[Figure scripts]
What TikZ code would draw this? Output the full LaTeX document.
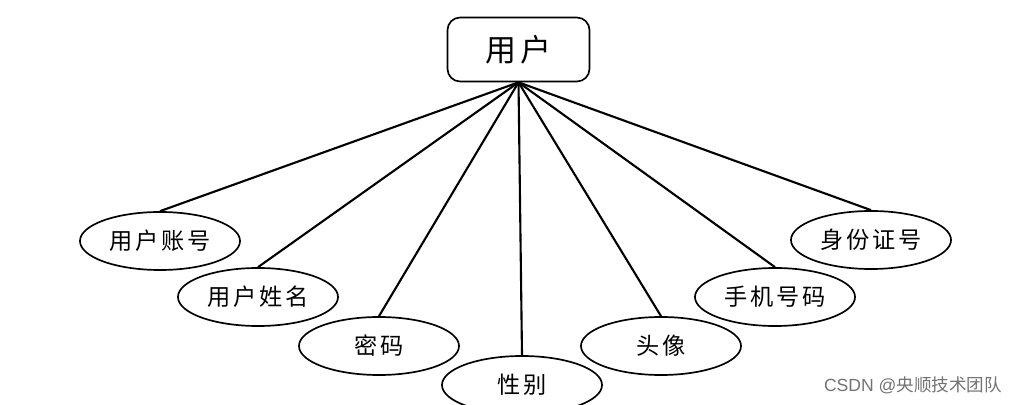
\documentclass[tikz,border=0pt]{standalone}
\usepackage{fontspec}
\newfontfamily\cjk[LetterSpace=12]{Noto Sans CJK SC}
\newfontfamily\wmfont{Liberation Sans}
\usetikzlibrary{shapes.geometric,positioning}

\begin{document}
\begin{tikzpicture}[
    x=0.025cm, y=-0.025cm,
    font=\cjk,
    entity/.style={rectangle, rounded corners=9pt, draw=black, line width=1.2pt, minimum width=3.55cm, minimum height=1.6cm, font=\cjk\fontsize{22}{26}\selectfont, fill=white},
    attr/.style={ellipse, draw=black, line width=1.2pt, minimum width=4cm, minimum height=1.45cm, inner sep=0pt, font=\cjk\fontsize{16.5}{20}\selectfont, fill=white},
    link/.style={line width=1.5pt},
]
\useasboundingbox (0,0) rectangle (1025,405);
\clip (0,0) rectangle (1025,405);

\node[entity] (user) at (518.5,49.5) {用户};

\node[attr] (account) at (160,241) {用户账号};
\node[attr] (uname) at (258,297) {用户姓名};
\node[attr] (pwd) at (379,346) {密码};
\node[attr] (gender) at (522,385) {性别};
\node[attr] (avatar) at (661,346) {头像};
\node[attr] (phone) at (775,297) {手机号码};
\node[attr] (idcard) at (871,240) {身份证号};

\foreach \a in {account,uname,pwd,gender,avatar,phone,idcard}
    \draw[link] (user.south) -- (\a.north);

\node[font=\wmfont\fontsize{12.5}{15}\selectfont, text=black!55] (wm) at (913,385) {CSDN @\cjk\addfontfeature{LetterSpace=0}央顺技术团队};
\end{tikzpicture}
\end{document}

==

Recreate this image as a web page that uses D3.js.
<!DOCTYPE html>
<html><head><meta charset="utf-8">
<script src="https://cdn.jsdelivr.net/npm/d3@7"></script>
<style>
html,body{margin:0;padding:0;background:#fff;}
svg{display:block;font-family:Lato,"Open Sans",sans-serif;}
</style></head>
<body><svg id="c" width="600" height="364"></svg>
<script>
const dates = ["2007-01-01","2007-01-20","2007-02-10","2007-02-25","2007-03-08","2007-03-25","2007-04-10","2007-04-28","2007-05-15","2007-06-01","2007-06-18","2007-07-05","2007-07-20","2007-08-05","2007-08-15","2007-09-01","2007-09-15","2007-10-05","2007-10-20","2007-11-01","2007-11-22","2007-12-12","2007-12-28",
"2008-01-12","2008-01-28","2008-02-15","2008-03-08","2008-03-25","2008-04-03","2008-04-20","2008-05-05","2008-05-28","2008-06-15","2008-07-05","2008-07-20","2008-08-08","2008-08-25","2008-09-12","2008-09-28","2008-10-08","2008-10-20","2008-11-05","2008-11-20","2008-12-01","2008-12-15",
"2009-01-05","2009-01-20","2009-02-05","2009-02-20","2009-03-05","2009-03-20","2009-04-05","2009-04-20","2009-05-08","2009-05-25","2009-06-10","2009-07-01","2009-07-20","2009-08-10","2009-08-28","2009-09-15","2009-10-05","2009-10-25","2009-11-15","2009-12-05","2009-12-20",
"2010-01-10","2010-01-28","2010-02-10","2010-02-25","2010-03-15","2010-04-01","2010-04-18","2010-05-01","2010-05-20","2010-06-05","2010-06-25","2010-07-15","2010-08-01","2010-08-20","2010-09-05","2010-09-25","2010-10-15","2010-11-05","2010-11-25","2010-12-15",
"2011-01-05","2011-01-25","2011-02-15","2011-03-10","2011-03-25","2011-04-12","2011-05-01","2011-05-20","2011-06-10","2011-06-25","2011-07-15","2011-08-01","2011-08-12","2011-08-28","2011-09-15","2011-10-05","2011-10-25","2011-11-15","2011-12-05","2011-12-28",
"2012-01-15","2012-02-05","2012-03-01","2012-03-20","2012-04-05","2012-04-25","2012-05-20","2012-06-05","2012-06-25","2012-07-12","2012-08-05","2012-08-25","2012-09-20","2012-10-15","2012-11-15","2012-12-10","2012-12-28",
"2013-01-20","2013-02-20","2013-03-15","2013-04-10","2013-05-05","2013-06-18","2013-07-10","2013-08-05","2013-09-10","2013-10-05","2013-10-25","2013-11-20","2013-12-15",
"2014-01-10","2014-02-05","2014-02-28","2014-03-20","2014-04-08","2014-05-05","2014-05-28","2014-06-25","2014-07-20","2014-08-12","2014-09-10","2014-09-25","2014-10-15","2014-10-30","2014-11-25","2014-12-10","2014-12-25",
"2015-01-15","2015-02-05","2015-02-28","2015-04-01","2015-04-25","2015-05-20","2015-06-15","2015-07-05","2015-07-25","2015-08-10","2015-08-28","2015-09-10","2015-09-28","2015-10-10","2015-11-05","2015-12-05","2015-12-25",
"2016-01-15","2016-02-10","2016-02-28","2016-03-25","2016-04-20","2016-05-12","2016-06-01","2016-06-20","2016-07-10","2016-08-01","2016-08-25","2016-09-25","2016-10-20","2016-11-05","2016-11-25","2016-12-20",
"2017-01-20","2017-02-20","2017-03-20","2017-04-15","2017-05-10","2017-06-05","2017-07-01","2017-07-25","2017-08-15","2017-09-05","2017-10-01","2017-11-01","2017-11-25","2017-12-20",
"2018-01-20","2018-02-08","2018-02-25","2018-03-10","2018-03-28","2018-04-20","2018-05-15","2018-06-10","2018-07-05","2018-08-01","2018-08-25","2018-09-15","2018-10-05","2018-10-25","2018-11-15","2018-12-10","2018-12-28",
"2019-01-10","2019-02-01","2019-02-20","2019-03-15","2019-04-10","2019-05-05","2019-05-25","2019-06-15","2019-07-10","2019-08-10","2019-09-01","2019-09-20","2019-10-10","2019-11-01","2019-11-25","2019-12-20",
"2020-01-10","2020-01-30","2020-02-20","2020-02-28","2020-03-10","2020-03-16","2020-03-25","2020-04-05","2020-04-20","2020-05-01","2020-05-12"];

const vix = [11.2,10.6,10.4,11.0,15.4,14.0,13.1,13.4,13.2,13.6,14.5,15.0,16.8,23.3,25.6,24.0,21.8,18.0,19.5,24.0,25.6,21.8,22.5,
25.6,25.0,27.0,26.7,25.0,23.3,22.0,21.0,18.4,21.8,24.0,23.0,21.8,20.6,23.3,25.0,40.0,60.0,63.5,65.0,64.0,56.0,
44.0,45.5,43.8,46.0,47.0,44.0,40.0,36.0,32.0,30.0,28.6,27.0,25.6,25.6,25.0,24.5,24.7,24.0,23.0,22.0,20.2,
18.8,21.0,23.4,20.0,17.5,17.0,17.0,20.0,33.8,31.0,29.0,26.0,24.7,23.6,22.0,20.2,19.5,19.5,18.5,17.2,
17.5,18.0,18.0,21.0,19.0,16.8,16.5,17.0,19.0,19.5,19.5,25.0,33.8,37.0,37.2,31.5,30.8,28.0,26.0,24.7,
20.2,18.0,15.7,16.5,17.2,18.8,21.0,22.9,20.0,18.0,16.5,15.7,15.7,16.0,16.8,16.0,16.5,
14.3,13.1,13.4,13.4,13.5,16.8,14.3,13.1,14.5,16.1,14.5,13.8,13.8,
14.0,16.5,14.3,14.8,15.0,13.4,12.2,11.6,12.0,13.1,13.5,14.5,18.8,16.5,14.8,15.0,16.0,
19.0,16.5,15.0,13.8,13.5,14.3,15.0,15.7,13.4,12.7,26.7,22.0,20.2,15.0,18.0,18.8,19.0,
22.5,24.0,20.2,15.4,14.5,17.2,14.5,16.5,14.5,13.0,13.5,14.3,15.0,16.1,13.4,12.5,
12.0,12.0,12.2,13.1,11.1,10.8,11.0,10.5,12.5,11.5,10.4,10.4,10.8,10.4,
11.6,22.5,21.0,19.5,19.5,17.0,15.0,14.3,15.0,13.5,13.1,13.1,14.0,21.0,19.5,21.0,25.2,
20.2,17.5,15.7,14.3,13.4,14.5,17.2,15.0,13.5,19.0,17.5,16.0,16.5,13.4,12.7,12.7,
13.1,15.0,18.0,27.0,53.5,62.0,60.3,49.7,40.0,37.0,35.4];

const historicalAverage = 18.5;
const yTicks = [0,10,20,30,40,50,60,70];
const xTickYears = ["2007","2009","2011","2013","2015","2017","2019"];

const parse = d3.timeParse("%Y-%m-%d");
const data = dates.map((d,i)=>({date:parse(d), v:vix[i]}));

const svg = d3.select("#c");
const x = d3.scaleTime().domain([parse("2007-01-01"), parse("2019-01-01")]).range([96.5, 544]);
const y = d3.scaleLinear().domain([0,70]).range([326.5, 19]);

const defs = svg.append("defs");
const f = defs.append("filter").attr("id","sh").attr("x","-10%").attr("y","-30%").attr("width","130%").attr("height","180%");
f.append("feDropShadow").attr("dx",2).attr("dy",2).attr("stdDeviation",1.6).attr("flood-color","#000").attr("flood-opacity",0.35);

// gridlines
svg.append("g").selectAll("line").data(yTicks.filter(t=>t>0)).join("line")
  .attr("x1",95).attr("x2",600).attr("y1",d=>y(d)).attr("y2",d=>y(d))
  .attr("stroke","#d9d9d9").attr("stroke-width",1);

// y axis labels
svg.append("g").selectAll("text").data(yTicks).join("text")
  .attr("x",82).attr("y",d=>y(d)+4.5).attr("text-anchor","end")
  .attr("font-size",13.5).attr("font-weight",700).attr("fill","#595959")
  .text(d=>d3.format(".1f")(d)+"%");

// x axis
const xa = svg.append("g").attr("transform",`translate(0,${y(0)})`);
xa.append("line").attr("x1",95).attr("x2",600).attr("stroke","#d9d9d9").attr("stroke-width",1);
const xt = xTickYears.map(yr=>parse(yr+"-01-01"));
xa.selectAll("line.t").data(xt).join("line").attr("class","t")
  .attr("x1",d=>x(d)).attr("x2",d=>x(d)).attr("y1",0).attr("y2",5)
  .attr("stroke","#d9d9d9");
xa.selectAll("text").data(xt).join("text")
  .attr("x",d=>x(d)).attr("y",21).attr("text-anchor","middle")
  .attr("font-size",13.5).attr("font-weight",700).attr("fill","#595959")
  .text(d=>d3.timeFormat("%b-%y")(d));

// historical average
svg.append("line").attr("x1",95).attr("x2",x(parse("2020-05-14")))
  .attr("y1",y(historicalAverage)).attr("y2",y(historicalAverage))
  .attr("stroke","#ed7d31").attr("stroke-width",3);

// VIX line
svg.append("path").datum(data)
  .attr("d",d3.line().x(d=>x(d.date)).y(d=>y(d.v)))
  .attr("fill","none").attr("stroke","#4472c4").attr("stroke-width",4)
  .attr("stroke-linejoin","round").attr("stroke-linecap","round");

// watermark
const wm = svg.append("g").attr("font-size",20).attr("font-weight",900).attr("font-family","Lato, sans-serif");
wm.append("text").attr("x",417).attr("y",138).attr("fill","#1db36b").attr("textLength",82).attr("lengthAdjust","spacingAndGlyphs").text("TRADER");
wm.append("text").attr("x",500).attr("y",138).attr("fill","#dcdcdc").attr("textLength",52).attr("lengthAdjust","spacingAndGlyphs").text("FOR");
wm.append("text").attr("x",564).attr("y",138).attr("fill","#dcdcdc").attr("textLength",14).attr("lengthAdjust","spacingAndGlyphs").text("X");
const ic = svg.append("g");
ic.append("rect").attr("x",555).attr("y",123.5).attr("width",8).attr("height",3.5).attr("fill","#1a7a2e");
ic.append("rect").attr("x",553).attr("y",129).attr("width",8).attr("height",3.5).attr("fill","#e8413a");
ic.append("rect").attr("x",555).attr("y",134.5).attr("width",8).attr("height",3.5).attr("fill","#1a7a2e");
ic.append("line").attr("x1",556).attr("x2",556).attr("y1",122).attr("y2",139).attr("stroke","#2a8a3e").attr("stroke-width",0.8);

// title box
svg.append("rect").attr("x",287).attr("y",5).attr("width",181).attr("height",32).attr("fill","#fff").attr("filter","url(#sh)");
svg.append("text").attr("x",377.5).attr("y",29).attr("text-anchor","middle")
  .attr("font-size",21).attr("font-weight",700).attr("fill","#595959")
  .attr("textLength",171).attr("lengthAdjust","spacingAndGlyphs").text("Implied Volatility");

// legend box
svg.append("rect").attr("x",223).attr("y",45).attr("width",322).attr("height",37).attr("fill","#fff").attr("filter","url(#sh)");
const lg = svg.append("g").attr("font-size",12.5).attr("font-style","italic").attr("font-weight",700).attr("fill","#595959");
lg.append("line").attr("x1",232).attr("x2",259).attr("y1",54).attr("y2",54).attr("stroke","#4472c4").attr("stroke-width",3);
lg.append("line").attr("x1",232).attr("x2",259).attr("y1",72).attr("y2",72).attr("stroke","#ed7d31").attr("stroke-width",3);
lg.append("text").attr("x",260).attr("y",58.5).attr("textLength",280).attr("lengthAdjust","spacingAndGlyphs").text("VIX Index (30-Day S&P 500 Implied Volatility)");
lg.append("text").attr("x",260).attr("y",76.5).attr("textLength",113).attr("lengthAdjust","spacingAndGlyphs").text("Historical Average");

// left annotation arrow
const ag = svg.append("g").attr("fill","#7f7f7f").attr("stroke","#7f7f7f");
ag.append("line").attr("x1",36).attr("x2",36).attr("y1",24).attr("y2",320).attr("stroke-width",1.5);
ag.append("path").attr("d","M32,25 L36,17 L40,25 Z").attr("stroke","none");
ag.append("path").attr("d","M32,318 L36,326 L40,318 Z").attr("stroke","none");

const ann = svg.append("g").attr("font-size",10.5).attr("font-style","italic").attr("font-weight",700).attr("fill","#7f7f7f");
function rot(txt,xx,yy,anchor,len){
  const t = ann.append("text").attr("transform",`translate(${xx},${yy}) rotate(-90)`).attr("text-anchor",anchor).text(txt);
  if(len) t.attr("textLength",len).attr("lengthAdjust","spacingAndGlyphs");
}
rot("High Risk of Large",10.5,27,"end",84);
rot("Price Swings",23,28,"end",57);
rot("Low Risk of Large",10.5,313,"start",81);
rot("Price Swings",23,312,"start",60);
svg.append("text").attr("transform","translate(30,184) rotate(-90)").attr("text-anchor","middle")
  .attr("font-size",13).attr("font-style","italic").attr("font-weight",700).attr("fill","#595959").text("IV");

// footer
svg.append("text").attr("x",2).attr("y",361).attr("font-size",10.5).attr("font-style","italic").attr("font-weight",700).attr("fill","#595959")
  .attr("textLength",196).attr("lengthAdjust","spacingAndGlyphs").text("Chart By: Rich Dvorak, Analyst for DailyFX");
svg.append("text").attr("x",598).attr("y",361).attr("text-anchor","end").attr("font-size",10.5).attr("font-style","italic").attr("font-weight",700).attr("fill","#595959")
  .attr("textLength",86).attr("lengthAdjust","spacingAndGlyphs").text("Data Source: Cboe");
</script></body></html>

...

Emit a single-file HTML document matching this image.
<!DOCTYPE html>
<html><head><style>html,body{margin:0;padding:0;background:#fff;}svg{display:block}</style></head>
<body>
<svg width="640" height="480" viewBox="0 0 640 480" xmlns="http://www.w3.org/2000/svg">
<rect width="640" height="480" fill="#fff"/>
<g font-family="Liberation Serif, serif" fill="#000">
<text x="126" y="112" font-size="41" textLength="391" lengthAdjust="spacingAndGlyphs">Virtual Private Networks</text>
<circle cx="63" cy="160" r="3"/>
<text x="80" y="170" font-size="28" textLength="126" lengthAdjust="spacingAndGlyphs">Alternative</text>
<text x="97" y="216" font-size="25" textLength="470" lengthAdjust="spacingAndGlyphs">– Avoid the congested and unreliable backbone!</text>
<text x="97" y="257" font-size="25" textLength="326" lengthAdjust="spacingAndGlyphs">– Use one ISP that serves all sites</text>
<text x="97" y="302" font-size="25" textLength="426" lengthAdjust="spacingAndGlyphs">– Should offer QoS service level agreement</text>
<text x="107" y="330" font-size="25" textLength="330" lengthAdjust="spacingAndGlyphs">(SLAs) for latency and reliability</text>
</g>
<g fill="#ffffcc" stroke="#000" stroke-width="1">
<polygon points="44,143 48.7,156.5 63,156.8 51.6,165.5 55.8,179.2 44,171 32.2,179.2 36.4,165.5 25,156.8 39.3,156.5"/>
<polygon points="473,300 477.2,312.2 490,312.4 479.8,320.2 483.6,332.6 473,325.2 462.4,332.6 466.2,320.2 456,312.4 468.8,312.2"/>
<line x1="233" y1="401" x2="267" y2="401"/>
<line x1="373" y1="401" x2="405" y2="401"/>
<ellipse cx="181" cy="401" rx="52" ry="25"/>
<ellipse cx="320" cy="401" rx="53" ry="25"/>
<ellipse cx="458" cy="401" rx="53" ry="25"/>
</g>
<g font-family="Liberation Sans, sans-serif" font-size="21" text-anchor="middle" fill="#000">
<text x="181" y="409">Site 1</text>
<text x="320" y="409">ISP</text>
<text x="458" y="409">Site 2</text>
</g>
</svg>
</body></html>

_Short exercise_:
Repeat exactly, and only, the entries from the line with "What TikZ code" through the line with "(user.south) -- (\a.north);". Pictures are skipped.

_Complete output_:
What TikZ code would draw this? Output the full LaTeX document.
\documentclass[tikz,border=0pt]{standalone}
\usepackage{fontspec}
\newfontfamily\cjk[LetterSpace=12]{Noto Sans CJK SC}
\newfontfamily\wmfont{Liberation Sans}
\usetikzlibrary{shapes.geometric,positioning}

\begin{document}
\begin{tikzpicture}[
    x=0.025cm, y=-0.025cm,
    font=\cjk,
    entity/.style={rectangle, rounded corners=9pt, draw=black, line width=1.2pt, minimum width=3.55cm, minimum height=1.6cm, font=\cjk\fontsize{22}{26}\selectfont, fill=white},
    attr/.style={ellipse, draw=black, line width=1.2pt, minimum width=4cm, minimum height=1.45cm, inner sep=0pt, font=\cjk\fontsize{16.5}{20}\selectfont, fill=white},
    link/.style={line width=1.5pt},
]
\useasboundingbox (0,0) rectangle (1025,405);
\clip (0,0) rectangle (1025,405);

\node[entity] (user) at (518.5,49.5) {用户};

\node[attr] (account) at (160,241) {用户账号};
\node[attr] (uname) at (258,297) {用户姓名};
\node[attr] (pwd) at (379,346) {密码};
\node[attr] (gender) at (522,385) {性别};
\node[attr] (avatar) at (661,346) {头像};
\node[attr] (phone) at (775,297) {手机号码};
\node[attr] (idcard) at (871,240) {身份证号};

\foreach \a in {account,uname,pwd,gender,avatar,phone,idcard}
    \draw[link] (user.south) -- (\a.north);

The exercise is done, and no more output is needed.